City Limits was honored for its work during 2010, during which the magazine investigated the Harlem Children’s Zone’s role as a model for federal anti-poverty policy, the silent crisis of black male joblessness, the challenges facing youth in today’s New York, problems with the city’s adoption of synthetic turf in hundreds of parks, the plight of independent businesses and flaws in the city’s land-use planning process. The Izzy judges said the work was “a model of in-depth urban journalism that examines systemic problems, challenges assumptions and points toward solutions.”
City Limits shares the award with Robert Scheer, a pioneering alternative journalist who edits Truthdig and whom the judges described as “a beacon of journalistic independence who exposes both major parties on issues foreign and domestic, while giving voice to the disenfranchised.” Scheer is the author of six books, including his recent work “The Great American Stickup: How Reagan Republicans and Clinton Democrats Enriched Wall Street While Mugging Main Street.” He was a top editor of “Ramparts” magazine in the 1960s, a national correspondent for the “Los Angeles Times” from 1976 to 1993 and is a regular analyst on public radio’s “Left, Right and Center.”
On Thursday night, City Limits took home first place honors in both the investigative and education categories at the New York Community Media Alliance’s ninth annual Ippies awards.
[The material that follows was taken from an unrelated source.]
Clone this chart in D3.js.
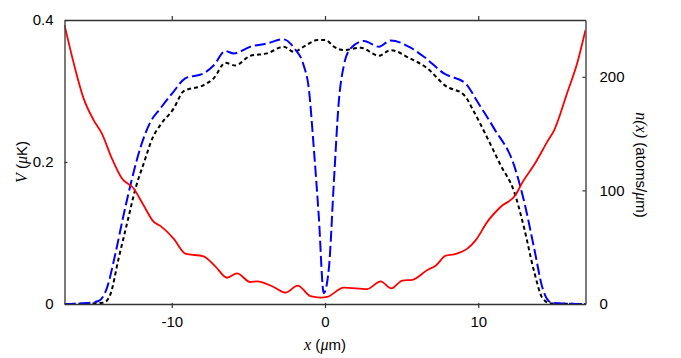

Patrick Arden won the investigative prize for his report on synthetic turf and Helen Zelon led the education category with her story on the Harlem Children’s Zone.
Arden found that overuse and chronic neglect has run turf ragged years ahead of schedule; price comparisons generally favor natural grass, even in the long term; and the health risks of turf—largely dismissed by the city after the destruction of one artificial field for high lead levels in late 2008—are much broader and deeper than previously reported. The issue was photographed by Adi Talwar.
Zelon’s story looked closely at the performance of the Harlem Children’s Zone, raising questions about how readily the well-intentioned and much-praised program might be applied in other cities. Alice Proujansky and Rebecca Davis contributed photography.
Last week, Zelon won second place from the National Education Writers Association in its small market investigative reporting category for the Children’s Zone piece.
Other members of the magazine’s editorial team during 2010 included writers Melanie Lefkowicz, Curtis Stephen, E.R. Shipp, Nekoro Gomes, Samia Shafi, Rachel Dodakian, Maria Muentes, Neil deMause, Eileen Markey and Jake Mooney; photographers Colin Lenton, Lizzie Ford-Madrid and Marc Fader; designer Anthony Smyrski and proofreader Danial Adkison. Editing support came from Kelly Virella, Karen Loew and Mark Anthony Thomas.